Setting It Up Properly Before You Leave
A short written sheet on the kitchen counter for any sitter, every time. The version for an evening sit:
- Your mobile, partner's mobile, where you'll be, expected time home
- Two named back-up contacts (grandparent, neighbour) with phone numbers
- GP name and number; the local A&E and minor injuries unit
- NHS number and date of birth
- Allergies, medications, doses
- Any current condition (cold, ear infection)
- Bedtime routine in the order you do it
- Snacks and drinks allowed
- Any rules — no screens after dinner, no opening the front door, no posting on social media
- The Wi-Fi password
- Where things live — nappies, pyjamas, spare blanket
Walk the sitter through the house briefly: bathroom, fire alarm, exits, where the children sleep. Show them the boiler if relevant. Show them how the door locks.
What to Pay
UK rates as of 2026, roughly:
- Older student / casual sitter, occasional evenings: £8–12/hour outside London, £10–15 in London
- Vetted sitter with paediatric first aid: £12–18/hour
- Registered childminder or off-duty nanny: £15–22/hour
- Live-out nanny doing evening work: standard nanny rate, £14–20/hour
Some sitters quote a higher rate after midnight. Some have a minimum booking. Pay in cash or by bank transfer at the end of the sit, not "next time" — sitters who get paid promptly are sitters who come back.
If you use someone regularly — say, a fortnightly evening — book a fixed slot in advance, pay reliably, and add a small bonus at Christmas or after a particularly demanding sit. The relationship economy of regular sitters is significant.
Introducing the Sitter to the Child
For young children, two short overlap sessions before the first solo sit help enormously. The sitter joins for half an hour at bath time on a day when you are home. The child gets to meet them, see them with you, see them in the house. Then a 90-minute sit while you do something local. Then a full evening.
For older toddlers and preschoolers, talk about the sitter beforehand: their name, when they are coming, what they will do. "Megan is coming to play with you and put you to bed. I'll be home before morning. I'll come and kiss you when I get back."
When the Sit Is Over
Always:
- Say goodbye to the child briefly when you leave (no slipping out)
- Pay promptly
- Ask "how did it go?" and listen
- Look at the child the next morning and ask "did you have fun with Megan?"
If the child says something concerning, take it seriously without panicking. Most odd remarks ("Megan was cross with me") have benign explanations; some have a story behind them worth investigating gently.
When To Stop Using Someone
The clear-cut cases:
- The child has unexplained injuries or marks after a sit
- The child is consistently distressed at the sitter's arrival after the first few sessions
- You return to find the sitter on their phone, asleep, on a video call, or with the child unattended
- The sitter has not followed clear instructions (gave food the child is allergic to, ignored bedtime entirely, brought a friend round)
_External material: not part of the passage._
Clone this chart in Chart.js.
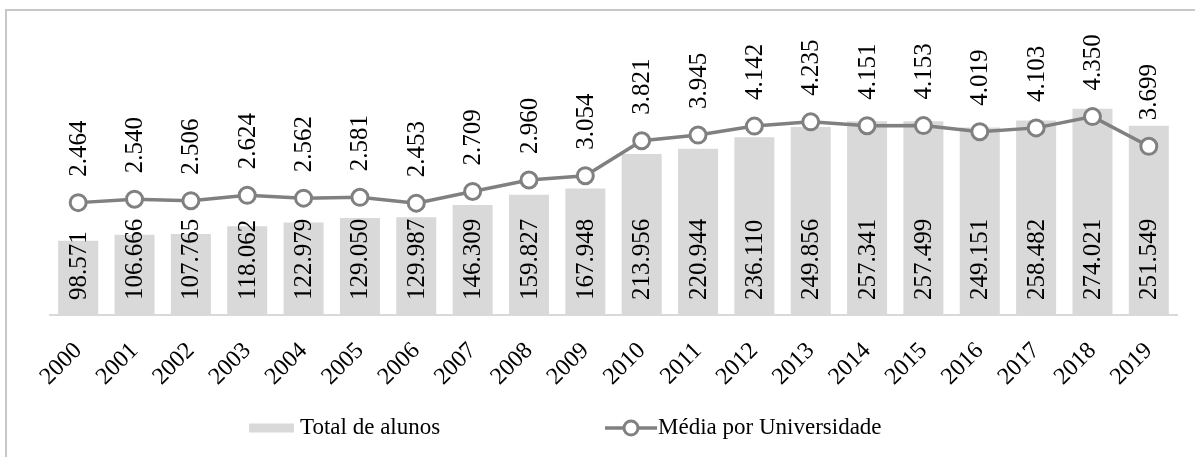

- The sitter has been drinking or appears under the influence
- The child says something that concerns you about the sitter's behaviour and the sitter's account does not address it
In any of these, do not use the person again. Where there is reason to believe a child has been hurt or abused, contact the police or social services, and consider whether the sitter is in a position to harm other children.
Building a Bench
Most families who run smoothly with sitters have two or three vetted people in rotation:
- A primary sitter for routine evenings
- A second for when the primary is unavailable
- A grandparent or family member for genuine emergencies
Vetting all of them at the start is a one-off chunk of work that pays back over years. Once you have a working bench, sit-down meals out, occasional weekends away, and the breathing room they provide are genuinely available rather than theoretical.
Key Takeaways
Most babysitters are found through personal recommendation rather than online platforms. The minimum vetting before leaving them with your child: a face-to-face meeting, two reference calls (not just emails), an enhanced DBS check for anyone you'd use regularly, and a short trial sit while you stay nearby.